The internally-conditioned, circular series of monetary functionings constituting a circuit

outlays becoming incomes becoming expenditures becoming receipts becoming outlays

is in the form of

A to B to C to D to A

with the last event being the condition of the first. In this circular monetary functioning, one may analyze forward to identify use or backwards to identify source. While the possibility of delays and hastenings is acknowledged, continuity within a circuit requires a keeping of pace. The flow of incomes-expenditures effecting demand must keep pace with the flow of receipts-outlays effecting supply. There is a concomitance of the flow of production outlays and purchase expenditures with the production of goods and services and the vending of goods and services. Payments money must flow within (and between) the two interdependent circuits in the proper quantity and with the proper timing. And since the production process is intrinsically surge-ative, – one level’s surge is followed by another level’s surge – there is a series of phases as the process expands; there will be a systematic requirement for adjustment of pure surplus income according to the requirements of the pattern of the crescendos of the expanding productive process.

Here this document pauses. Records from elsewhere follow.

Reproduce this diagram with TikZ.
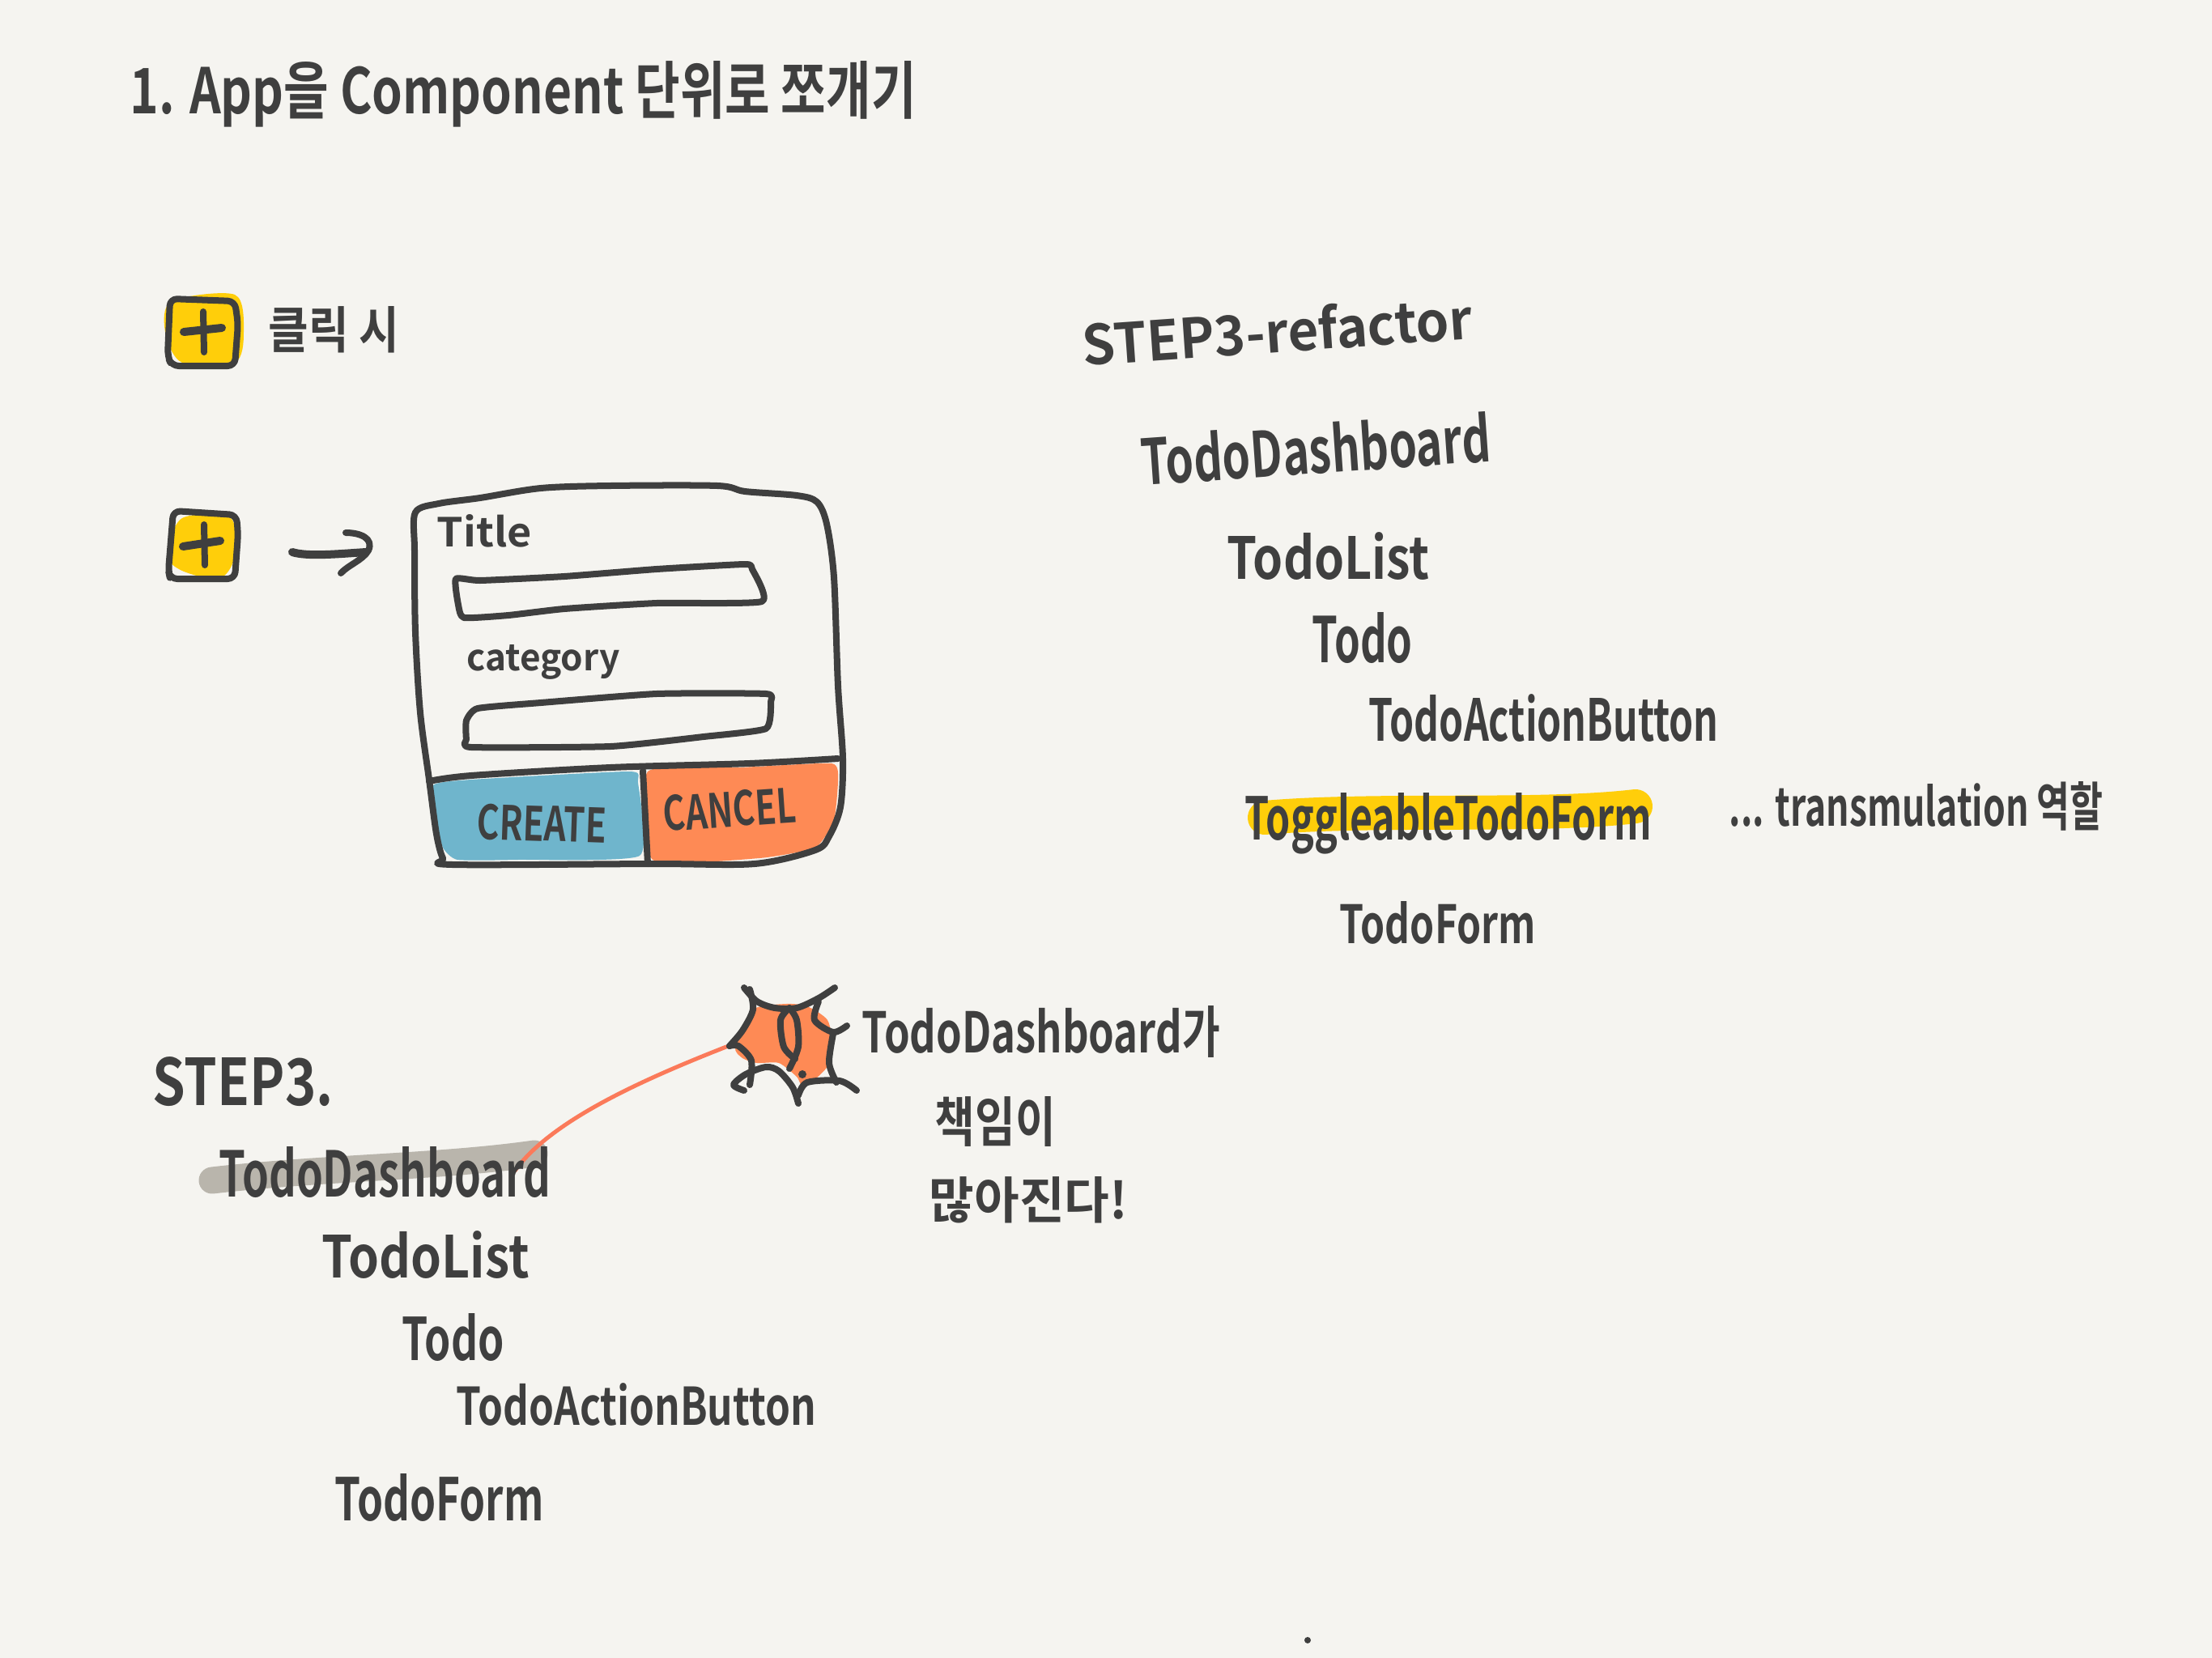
\documentclass[tikz,border=0pt]{standalone}
\usepackage{fontspec}
\usepackage{graphicx}
\setmainfont{Noto Sans CJK KR}[BoldFont=* Bold]
\usetikzlibrary{positioning}

\definecolor{paper}{HTML}{F5F4F0}
\definecolor{ink}{HTML}{3F3F3F}
\definecolor{marker}{HTML}{FFCE0A}
\definecolor{createblue}{HTML}{6FB5CC}
\definecolor{cancelorange}{HTML}{FE8A55}
\definecolor{linkred}{HTML}{FB7A5A}
\definecolor{smudge}{HTML}{B9B5AC}

\newlength\pxu
\setlength\pxu{0.01cm}
\newcommand{\hand}[3]{\resizebox{#1\pxu}{#2\pxu}{\bfseries #3}}

\begin{document}
\begin{tikzpicture}[x=0.01cm,y=-0.01cm,line cap=round,line join=round]
  \tikzstyle{every node}=[text=ink,inner sep=0pt,anchor=base west]
  \tikzstyle{pen}=[draw=ink,line width=0.08cm]
  \tikzstyle{thickpen}=[draw=ink,line width=0.1cm]

  \fill[paper] (0,0) rectangle (2732,2048);
  \useasboundingbox (0,0) rectangle (2732,2048);

  % highlights go under the writing
  \draw[smudge,line width=0.33cm] (262,1458) .. controls (400,1442) and (540,1442) .. (660,1425);
  \draw[marker,line width=0.42cm] (1562,1010) .. controls (1700,998) and (1900,1010) .. (2020,996);

  % plus buttons
  \fill[marker] plot[smooth cycle] coordinates {(212,372) (290,364) (301,410) (290,448) (225,448) (204,410)};
  \draw[pen,rounded corners=2.5pt] (210,369) -- (290,372) -- (294,400) -- (290,452) -- (212,452) -- (207,440) -- cycle;
  \draw[pen] (251,385) -- (252,435);
  \draw[thickpen] (227,410) -- (274,405);

  \fill[marker] plot[smooth cycle] coordinates {(225,640) (285,640) (289,690) (270,715) (225,705) (206,685)};
  \draw[pen,rounded corners=2.5pt] (214,631) -- (292,636) -- (294,660) -- (290,715) -- (210,715) -- (208,705) -- cycle;
  \draw[pen] (252,648) -- (253,698);
  \draw[thickpen] (226,675) -- (272,668);

  % arrow to the card
  \coordinate (arrowTail) at (361,682);
  \coordinate (arrowTip)  at (452,682);
  \coordinate (arrowTop)  at (427,658);
  \coordinate (arrowEnd)  at (421,708);
  \draw[thickpen] (arrowTail) .. controls (380,688) and (420,684) .. (arrowTip);
  \draw[pen] (arrowTop) .. controls (445,658) and (462,665) .. (455,680) .. controls (448,692) and (430,698) .. (arrowEnd);

  % card
  \fill[createblue] plot[smooth cycle,tension=.3] coordinates {(535,970) (582,963) (777,953) (788,967) (790,1057) (639,1062) (565,1062) (547,1047) (539,1013)};
  \fill[cancelorange] plot[smooth cycle,tension=.3] coordinates {(800,953) (915,948) (1027,943) (1035,963) (1030,1013) (1007,1047) (938,1060) (806,1062)};
  \draw[pen] plot[smooth cycle,tension=.5] coordinates {(513,633) (542,622) (593,615) (668,603) (754,600) (886,600) (920,607) (984,612) (1009,620) (1021,647) (1030,713) (1035,847) (1041,937) (1038,997) (1024,1033) (1007,1050) (932,1067) (806,1067) (559,1068) (547,1060) (539,1030) (530,963) (519,880) (513,780) (512,680)};
  \draw[pen] plot[smooth,tension=.5] coordinates {(530,965) (582,958) (754,948) (926,943) (1035,937)};
  \draw[pen] (794,952) -- (800,1067);
  \draw[pen] plot[smooth cycle,tension=.3] coordinates {(563,715) (593,717) (697,712) (811,703) (920,697) (929,703) (941,743) (811,745) (697,752) (628,760) (573,763) (566,747)};
  \draw[pen] plot[smooth cycle,tension=.3] coordinates {(576,890) (590,875) (668,868) (811,857) (946,857) (952,867) (946,900) (869,910) (754,922) (582,923) (576,913)};

  % link and burst
  \coordinate (linkStart) at (636,1446);
  \coordinate (burstWest) at (897,1293);
  \draw[linkred,line width=0.05cm] (linkStart) .. controls (680,1385) and (790,1335) .. (burstWest);
  \fill[cancelorange] plot[smooth cycle,tension=.4] coordinates {(971,1240) (997,1243) (1022,1260) (1029,1293) (1020,1320) (993,1343) (984,1330) (962,1313) (935,1313) (917,1307) (908,1293) (930,1247)};
  \draw[pen] plot[smooth] coordinates {(919,1220) (935,1237) (957,1245) (984,1245) (1011,1233) (1031,1220)};
  \draw[pen] plot[smooth] coordinates {(926,1222) (930,1247) (917,1273) (901,1292)};
  \draw[pen] plot[smooth] coordinates {(901,1292) (912,1292) (928,1310) (926,1340)};
  \draw[pen] plot[smooth] coordinates {(919,1347) (906,1340) (921,1327) (946,1318) (962,1323) (979,1343) (986,1363)};
  \draw[pen] plot[smooth] coordinates {(986,1353) (997,1337) (1037,1335) (1058,1347)};
  \draw[pen] plot[smooth] coordinates {(1033,1337) (1024,1313) (1029,1277)};
  \draw[pen] plot[smooth] coordinates {(1011,1237) (1006,1260) (1029,1275) (1046,1267)};
  \draw[pen] plot[smooth] coordinates {(975,1245) (984,1260) (986,1293) (975,1320)};
  \draw[pen] plot[smooth] coordinates {(975,1245) (964,1260) (968,1293) (982,1308)};
  \fill[ink] (991,1327) circle (5);
  \fill[ink] (1615,2026) circle (4);

  % writing
  \node (title)      at (160,140)  {\hand{971}{65}{1. App을 Component 단위로 쪼개기}};
  \node (clickNote)  at (331,430)  {\hand{161}{52}{클릭 시}};
  \node (titleLabel) at (539,675)  {\hand{117}{40}{Title}};
  \node (catLabel)   at (576,828)  {\hand{189}{32}{category}};
  \node (createText) [rotate=-2] at (588,1036) {\hand{160}{44}{CREATE}};
  \node (cancelText) [rotate=4]  at (820,1027) {\hand{164}{44}{CANCEL}};

  \node (refactorHead) [rotate=4] at (1338,452) {\hand{482}{55}{STEP3-refactor}};
  \node (dashRight)    [rotate=4] at (1411,600) {\hand{432}{62}{TodoDashboard}};
  \node (listRight)    at (1515,715) {\hand{250}{58}{TodoList}};
  \node (todoRight)    at (1620,818) {\hand{124}{62}{Todo}};
  \node (actionRight)  at (1690,915) {\hand{432}{58}{TodoActionButton}};
  \node (toggleForm)   at (1537,1037) {\hand{502}{58}{ToggleableTodoForm}};
  \node (transNote)    at (2135,1020) {\hand{462}{55}{... transmulation 역할}};
  \node (formRight)    at (1654,1165) {\hand{242}{52}{TodoForm}};

  \node (stepHead)     at (188,1365) {\hand{223}{60}{STEP3.}};
  \node (dashLeft)     at (270,1478) {\hand{410}{62}{TodoDashboard}};
  \node (listLeft)     at (397,1578) {\hand{256}{58}{TodoList}};
  \node (todoLeft)     at (496,1680) {\hand{126}{58}{Todo}};
  \node (actionLeft)   at (563,1760) {\hand{444}{52}{TodoActionButton}};
  \node (formLeft)     at (413,1878) {\hand{258}{58}{TodoForm}};

  \node (dashNote)     at (1064,1300) {\hand{442}{58}{TodoDashboard가}};
  \node (dutyNote)     at (1154,1410) {\hand{149}{56}{책임이}};
  \node (moreNote)     at (1147,1505) {\hand{245}{52}{많아진다!}};
\end{tikzpicture}
\end{document}
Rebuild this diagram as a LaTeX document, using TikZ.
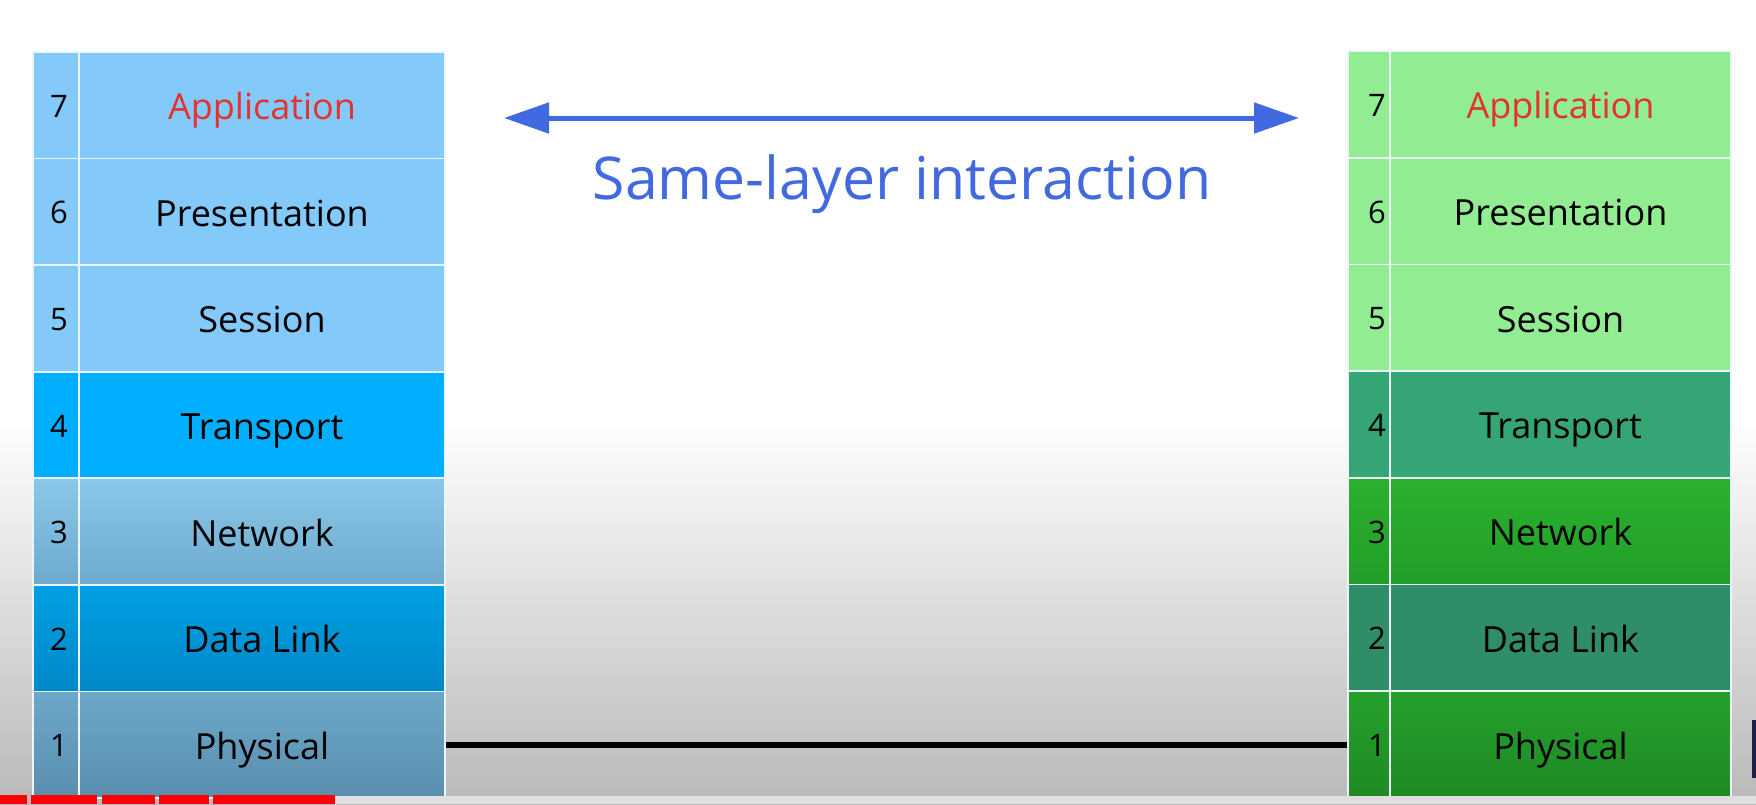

Note in the first sentence of this appendix the term “concept of.” A concept is a single term among a set of terms which are in a coherent relation with one another by virtue of an insight. As the concepts “center”, “equality of radii”, and “perfect roundness” cohere with one another in the understanding and definition of a circle; as the concepts of “mass,” “space”, “time”, “acceleration”, “distance”, and “gravitational constant” cohere with one another in the Newtonian understanding and definition of what is named mass; so the concepts of “rates of application of factors of production”, “point-to-point”, “payments velocity”, and “rate of emergence of the standard of living”, cohere with one another in the understanding of the basic productive process. Similarly, the concepts of “rates of application of factors of production”, “point-to-line”, “investment velocity”, “rate of emergence of the capital stock”, cohere with one another in the understanding of the surplus productive process, and the concepts of “circuit,” “crossover,” “concomitance,” “balance of velocities or accelerations” cohere with one another in the understanding and explanation of an equilibrated, dynamic economic process.

All data fall into a single perspective.

Moreover, once initial difficulties are overcome and basic insights are reached, the investigation approaches a supreme moment when all data suddenly fall into a single perspective, sweeping yet accurate deductions become possible, … [CWL 3, 47/71]

The flow of pure surplus income is a normal flow to be coordinated with the flow of ordinary surplus income for repair and maintenance of existing capital and the flow of basic income for the purchase of existing consumer goods. For an orderly sequence of capital-goods expansion followed by a consumer-goods expansion, dynamic equilibrium requires a.) continuity of flows within each circuit, b.) balance of flows between circuits, and c.) adequate flows of transactions money from the banking system.